[begin RECORD LIST]
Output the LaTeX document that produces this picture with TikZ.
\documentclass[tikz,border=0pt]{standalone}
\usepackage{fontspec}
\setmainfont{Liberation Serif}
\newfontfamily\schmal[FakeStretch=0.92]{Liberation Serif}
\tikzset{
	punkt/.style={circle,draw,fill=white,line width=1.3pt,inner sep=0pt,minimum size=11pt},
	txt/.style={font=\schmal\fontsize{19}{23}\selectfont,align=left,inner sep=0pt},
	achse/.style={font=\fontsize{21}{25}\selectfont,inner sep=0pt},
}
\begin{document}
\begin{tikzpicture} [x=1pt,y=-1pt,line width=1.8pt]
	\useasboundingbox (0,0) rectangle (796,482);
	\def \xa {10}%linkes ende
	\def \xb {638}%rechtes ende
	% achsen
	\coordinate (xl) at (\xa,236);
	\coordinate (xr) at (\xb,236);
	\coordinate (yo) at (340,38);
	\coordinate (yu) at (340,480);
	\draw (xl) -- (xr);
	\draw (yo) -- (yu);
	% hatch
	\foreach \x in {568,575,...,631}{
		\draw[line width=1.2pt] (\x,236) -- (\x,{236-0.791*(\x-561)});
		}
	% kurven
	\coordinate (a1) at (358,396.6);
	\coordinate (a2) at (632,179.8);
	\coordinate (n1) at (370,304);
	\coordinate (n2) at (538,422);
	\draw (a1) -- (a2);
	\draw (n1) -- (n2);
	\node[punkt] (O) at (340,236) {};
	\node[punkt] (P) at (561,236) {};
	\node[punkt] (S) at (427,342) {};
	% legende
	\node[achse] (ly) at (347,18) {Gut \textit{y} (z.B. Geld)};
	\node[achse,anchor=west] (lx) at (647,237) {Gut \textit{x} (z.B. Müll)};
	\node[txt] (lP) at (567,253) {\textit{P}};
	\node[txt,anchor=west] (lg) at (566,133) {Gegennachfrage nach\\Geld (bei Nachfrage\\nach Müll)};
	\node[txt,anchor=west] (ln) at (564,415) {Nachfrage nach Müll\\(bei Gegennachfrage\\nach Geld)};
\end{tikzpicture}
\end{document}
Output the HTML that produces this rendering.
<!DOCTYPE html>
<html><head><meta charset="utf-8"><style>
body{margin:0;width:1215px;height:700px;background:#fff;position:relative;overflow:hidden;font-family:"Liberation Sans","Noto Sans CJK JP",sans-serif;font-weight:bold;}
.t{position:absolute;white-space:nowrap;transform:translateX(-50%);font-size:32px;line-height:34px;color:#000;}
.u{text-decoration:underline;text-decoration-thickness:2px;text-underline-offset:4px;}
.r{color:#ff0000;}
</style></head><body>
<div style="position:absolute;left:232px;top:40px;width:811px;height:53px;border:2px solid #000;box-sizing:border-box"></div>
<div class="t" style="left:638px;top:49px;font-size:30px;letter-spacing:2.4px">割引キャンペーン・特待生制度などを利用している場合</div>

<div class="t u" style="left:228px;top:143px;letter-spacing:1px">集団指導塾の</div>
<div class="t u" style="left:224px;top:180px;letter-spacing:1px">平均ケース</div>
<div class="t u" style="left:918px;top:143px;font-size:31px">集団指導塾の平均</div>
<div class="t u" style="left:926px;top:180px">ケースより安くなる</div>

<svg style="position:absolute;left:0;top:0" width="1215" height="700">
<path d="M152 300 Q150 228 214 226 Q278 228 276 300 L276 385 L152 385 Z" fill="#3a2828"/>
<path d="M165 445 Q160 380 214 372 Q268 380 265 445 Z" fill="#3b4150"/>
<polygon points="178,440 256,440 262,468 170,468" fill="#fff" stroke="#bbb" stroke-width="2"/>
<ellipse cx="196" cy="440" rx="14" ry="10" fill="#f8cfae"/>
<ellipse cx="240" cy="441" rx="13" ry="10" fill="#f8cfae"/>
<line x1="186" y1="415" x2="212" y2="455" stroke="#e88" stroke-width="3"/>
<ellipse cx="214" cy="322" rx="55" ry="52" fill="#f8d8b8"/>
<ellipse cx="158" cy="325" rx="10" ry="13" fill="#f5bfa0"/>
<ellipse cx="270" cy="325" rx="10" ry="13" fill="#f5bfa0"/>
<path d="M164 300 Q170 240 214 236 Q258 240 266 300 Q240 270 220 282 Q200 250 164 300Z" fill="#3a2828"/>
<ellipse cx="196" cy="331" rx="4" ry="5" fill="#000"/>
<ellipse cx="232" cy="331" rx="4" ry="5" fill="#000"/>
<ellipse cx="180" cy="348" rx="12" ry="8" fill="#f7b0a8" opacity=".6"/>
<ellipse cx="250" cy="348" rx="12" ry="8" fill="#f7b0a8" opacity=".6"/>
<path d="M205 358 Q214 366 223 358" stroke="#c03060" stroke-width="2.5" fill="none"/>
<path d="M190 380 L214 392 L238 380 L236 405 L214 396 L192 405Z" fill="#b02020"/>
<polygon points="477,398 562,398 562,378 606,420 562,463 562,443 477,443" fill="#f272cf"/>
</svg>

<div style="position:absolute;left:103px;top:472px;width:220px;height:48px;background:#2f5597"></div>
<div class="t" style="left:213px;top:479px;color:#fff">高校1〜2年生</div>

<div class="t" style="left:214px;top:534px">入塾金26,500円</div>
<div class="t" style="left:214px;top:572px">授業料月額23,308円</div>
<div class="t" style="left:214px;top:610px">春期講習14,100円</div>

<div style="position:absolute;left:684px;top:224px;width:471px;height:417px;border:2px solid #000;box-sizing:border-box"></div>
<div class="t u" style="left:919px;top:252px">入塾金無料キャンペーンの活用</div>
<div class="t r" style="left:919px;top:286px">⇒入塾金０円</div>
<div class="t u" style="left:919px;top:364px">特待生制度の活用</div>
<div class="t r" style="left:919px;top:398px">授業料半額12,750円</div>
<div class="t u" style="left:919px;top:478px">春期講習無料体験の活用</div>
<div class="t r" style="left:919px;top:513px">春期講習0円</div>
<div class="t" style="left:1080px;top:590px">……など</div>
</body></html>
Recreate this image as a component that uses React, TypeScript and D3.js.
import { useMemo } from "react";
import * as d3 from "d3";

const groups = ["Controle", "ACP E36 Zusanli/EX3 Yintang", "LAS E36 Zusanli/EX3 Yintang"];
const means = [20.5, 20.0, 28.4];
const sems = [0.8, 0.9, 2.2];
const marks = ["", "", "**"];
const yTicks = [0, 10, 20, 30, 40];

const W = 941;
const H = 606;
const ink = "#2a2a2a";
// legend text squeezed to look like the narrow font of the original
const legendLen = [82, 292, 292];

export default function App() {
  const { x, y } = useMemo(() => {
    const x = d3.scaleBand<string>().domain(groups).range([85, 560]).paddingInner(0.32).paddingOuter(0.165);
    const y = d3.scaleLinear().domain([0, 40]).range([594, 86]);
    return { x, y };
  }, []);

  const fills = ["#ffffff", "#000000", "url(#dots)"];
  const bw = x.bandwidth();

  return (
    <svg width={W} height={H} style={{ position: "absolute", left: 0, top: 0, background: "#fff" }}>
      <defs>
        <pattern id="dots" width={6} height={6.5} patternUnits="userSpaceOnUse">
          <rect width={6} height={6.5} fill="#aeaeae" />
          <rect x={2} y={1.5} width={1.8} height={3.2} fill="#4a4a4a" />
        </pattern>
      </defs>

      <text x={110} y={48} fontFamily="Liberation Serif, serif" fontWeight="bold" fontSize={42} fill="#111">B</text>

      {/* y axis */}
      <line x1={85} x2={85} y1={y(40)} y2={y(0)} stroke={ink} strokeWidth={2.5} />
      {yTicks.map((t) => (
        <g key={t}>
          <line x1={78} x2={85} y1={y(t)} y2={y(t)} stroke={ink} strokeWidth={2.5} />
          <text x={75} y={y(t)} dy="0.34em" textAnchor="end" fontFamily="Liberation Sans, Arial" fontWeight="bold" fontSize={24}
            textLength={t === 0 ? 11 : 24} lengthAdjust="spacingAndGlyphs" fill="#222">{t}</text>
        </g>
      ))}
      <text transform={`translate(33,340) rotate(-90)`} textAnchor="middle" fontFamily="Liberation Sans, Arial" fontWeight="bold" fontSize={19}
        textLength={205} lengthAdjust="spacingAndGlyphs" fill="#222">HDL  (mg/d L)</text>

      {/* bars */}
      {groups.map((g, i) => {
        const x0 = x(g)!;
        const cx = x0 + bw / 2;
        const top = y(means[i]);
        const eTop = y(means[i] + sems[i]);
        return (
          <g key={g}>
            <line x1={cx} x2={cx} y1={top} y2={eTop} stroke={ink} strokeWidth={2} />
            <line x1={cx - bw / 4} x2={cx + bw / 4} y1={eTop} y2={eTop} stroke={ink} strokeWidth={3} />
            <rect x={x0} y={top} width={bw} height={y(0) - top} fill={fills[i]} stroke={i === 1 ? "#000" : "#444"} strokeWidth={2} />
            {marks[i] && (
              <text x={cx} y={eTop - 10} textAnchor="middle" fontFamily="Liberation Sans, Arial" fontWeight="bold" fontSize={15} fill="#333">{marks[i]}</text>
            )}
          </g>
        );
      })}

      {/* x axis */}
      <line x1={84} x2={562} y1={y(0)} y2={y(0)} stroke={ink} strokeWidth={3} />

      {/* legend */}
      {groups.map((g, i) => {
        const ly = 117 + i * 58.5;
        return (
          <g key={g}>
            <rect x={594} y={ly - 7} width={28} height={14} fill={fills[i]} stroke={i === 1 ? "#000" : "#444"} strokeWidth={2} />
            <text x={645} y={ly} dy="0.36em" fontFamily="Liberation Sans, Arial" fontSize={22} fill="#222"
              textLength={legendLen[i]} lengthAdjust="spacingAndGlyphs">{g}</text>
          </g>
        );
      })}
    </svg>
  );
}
[end RECORD LIST]
Quote the data above from the line containing "Recreate this image" to the line containing "import * as", inclusive, and stop.

**THE OUTPUT**
Recreate this image as a component that uses React, TypeScript and D3.js.
import { useMemo } from "react";
import * as d3 from "d3";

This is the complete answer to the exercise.